Nessun rimborso spese, e il contratto promesso a fine stage mai visto. Sono un architetto di 32 anni e dopo aver lavorato per molti anni in un’impresa di costruzioni, chiusa a causa della crisi, mi sono ritrovata, purtroppo, ad accettare stage. La mia ultima esperienza è stata in un’amministrazione pubblica: non ho mai visto un centesimo, non era previsto alcun rimborso spese, solo la gloria, e sto ancora aspettando il contratto da collaboratore esterno che mi avevano promesso in fase di colloquio.

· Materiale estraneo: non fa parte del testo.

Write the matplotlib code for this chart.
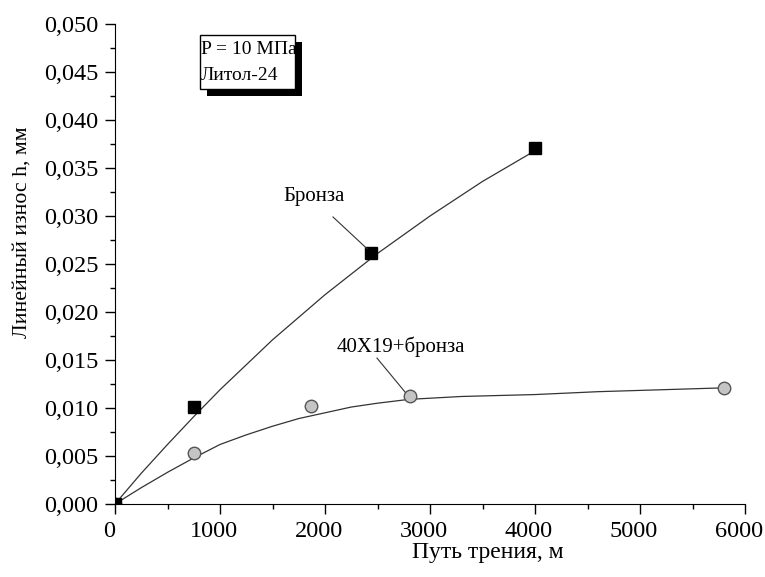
import numpy as np
import matplotlib
matplotlib.use("Agg")
import matplotlib.pyplot as plt
from matplotlib.ticker import MultipleLocator, FuncFormatter
from matplotlib.patches import Rectangle
from matplotlib.transforms import ScaledTranslation

plt.rcParams['font.family'] = ['Liberation Serif', 'DejaVu Serif']

# measured points
bronze_x = [0, 750, 2440, 4000]
bronze_y = [0.0, 0.0101, 0.0261, 0.0371]
steel_x = [0, 750, 1870, 2810, 5800]
steel_y = [0.0, 0.0053, 0.0102, 0.0112, 0.0121]

# smoothing curves
bronze_curve_x = [0, 250, 500, 750, 1000, 1500, 2000, 2500, 3000, 3500, 4000]
bronze_curve_y = [0.0, 0.0032, 0.0062, 0.0091, 0.0119, 0.0171, 0.0218, 0.0261, 0.0300, 0.0336, 0.0368]
steel_curve_x = [0, 250, 500, 750, 1000, 1250, 1500, 1750, 2000, 2250, 2500, 2800, 3300, 4000, 4600, 5200, 5800]
steel_curve_y = [0.0, 0.0017, 0.0033, 0.0048, 0.0062, 0.0072, 0.0081, 0.0089, 0.0095, 0.0101, 0.0105, 0.0109,
                 0.0112, 0.0114, 0.0117, 0.0119, 0.0121]

fig = plt.figure(figsize=(7.65, 5.77), dpi=100)
ax = fig.add_axes([115/765, 1-504/577, 630/765, 480/577])

ax.plot(bronze_curve_x, bronze_curve_y, color='#333333', lw=0.9)
ax.plot(steel_curve_x, steel_curve_y, color='#333333', lw=0.9)
ax.plot(steel_x, steel_y, 'o', mfc='#c4c4c4', mec='#555555', mew=1.0, ms=9)
ax.plot(bronze_x, bronze_y, 's', color='black', ms=9)

ax.set_xlim(0, 6000)
ax.set_ylim(0, 0.050)
ax.spines['top'].set_visible(False)
ax.spines['right'].set_visible(False)
ax.xaxis.set_major_locator(MultipleLocator(1000))
ax.xaxis.set_minor_locator(MultipleLocator(500))
ax.yaxis.set_major_locator(MultipleLocator(0.005))
ax.yaxis.set_minor_locator(MultipleLocator(0.0025))
ax.yaxis.set_major_formatter(FuncFormatter(lambda v, p: f"{v:.3f}".replace('.', ',')))
ax.tick_params(which='major', length=7, width=1, direction='out', labelsize=17.5, pad=5)
ax.tick_params(which='minor', length=3.6, width=1, direction='out')
# x tick labels sit a little left of their ticks in the original
shift = ScaledTranslation(-6/100, 0, fig.dpi_scale_trans)
for lab in ax.get_xticklabels():
    lab.set_transform(lab.get_transform() + shift)

ax.set_xlabel('Путь трения, м', fontsize=17, va='baseline')
ax.xaxis.set_label_coords(0.592, -0.112)
ax.set_ylabel('Линейный износ h, мм', fontsize=15.7)
ax.yaxis.set_label_coords(-0.133, 0.567)

ax.text(1600, 0.0320, 'Бронза', fontsize=15, va='center', ha='left')
ax.plot([2076, 2400], [0.0299, 0.0266], color='#333333', lw=0.8)
ax.text(2114, 0.01635, '40Х19+бронза', fontsize=15, va='center', ha='left')
ax.plot([2495, 2762], [0.0152, 0.01167], color='#333333', lw=0.8)

# boxed note with shadow
W, H = 765, 577
fig.patches.append(Rectangle((207/W, 1-96/H), 95/W, 54/H, transform=fig.transFigure,
                             facecolor='black', edgecolor='none', zorder=5))
fig.patches.append(Rectangle((200/W, 1-89/H), 95/W, 54/H, transform=fig.transFigure,
                             facecolor='white', edgecolor='black', lw=1, zorder=6))
fig.text(201/W, 1-49/H, 'P = 10 МПа', fontsize=14, va='center', ha='left', zorder=7)
fig.text(201/W, 1-75/H, 'Литол-24', fontsize=14, va='center', ha='left', zorder=7)

fig.savefig('out.png', dpi=100)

Andrea, da uno stage all’altro per guadagnare qualche euro in più. Anch’io ho avuto la mia dose di “stage truffa”, anzi, ne ho avute due. La prima in una grande azienda di abbigliamento: trovo on-line un annuncio di lavoro, mando il mio curriculum, vengo selezionato e vengo chiamato a colloquio presso la sede principale di Venezia – Mestre. Passo il colloquio, ma quando mi propongono un rimborso spese da 300 euro al mese per 6 giorni lavorativi da 8 ore rifiuto, non ci pagavo nemmeno l’affitto. Così, a malincuore, mi rimetto a cercare. La seconda occasione la debbo cogliere: 400 euro al mese. Già, quasi che lavorare fosse un lusso per il lavoratore stesso. La situazione è amara e per niente ben augurante, e anche se io cerco di essere ottimista, e per adesso continuo a sperare nel domani, vi assicuro che ne è rimasta poca, di speranza. Stage anche per lavorare all’outlet. In Sicilia, in un outlet che tratta marche piuttosto note, dalla profumeria Kiko all’abbigliamento Alcott o Adidas, lavora un gran numero di stagisti: l’orario è da full time, 40 ore la settimana, e il compenso è di 500 euro. Se si considera che l’outlet è collocato molto in periferia, buona parte di quel rimborso finisce in carburante. I ragazzi accettano solo perché viene promesso un contratto a fine tirocinio. Ma non succede mai, e dopo il primo rinnovo dello stage si viene lasciati a casa, avanti il prossimo!